U.S. and Indian officials say Pakistan's powerful intelligence agencies created Lashkar and other militant groups in the 1980s by to battle Indian-rule in Kashmir.
While they have been careful not to accuse Pakistani state agencies in the Mumbai attacks, there are doubts that the young civilian government of President Asif Ali Zardari is strong enough to persuade the security forces to move decisively against the militants.
Pakistan has promised to cooperate with India in any probe but says it needs to see evidence before it can investigate any further. Mukherjee said Friday that India had provided more than enough evidence about the militants, who infiltrated Mumbai by sea.
"We have indicated to them that there are ample evidences from the log book of the captured ship, from the information available from satellite telephones and various others that elements from Pakistan were responsible for this attack," Mukherjee told reporters.
Pakistan has deployed more than 100,000 of its 600,000-strong army in Waziristan and other northwestern regions to fight Islamic militants blamed for surging violence against Western troops in Afghanistan as well as suicide attacks in Pakistan.
Security officials have previously said the country would be forced to withdraw troops from the Afghan border if tensions with India - whose army is twice as large - escalated.

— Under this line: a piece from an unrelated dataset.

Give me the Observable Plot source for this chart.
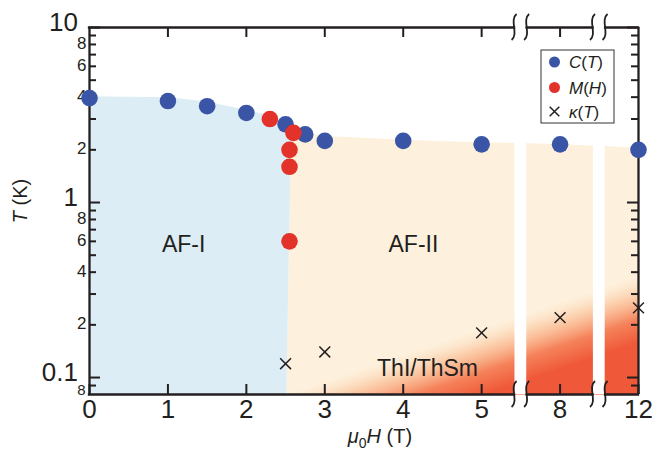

Many of the country's remaining troops are believed to be based close to the Indian border already, a legacy of the countries' history of conflict.
C. Uday Bhaskar, former director of India's Institute of Defense Studies and Analyses, said he saw the troop movement as "more to do with a signal to the Americans - don't push us too hard.
"I think there's posturing within Pakistan to say, 'No one can push us around, not the Americans, not the Indians,'" he said.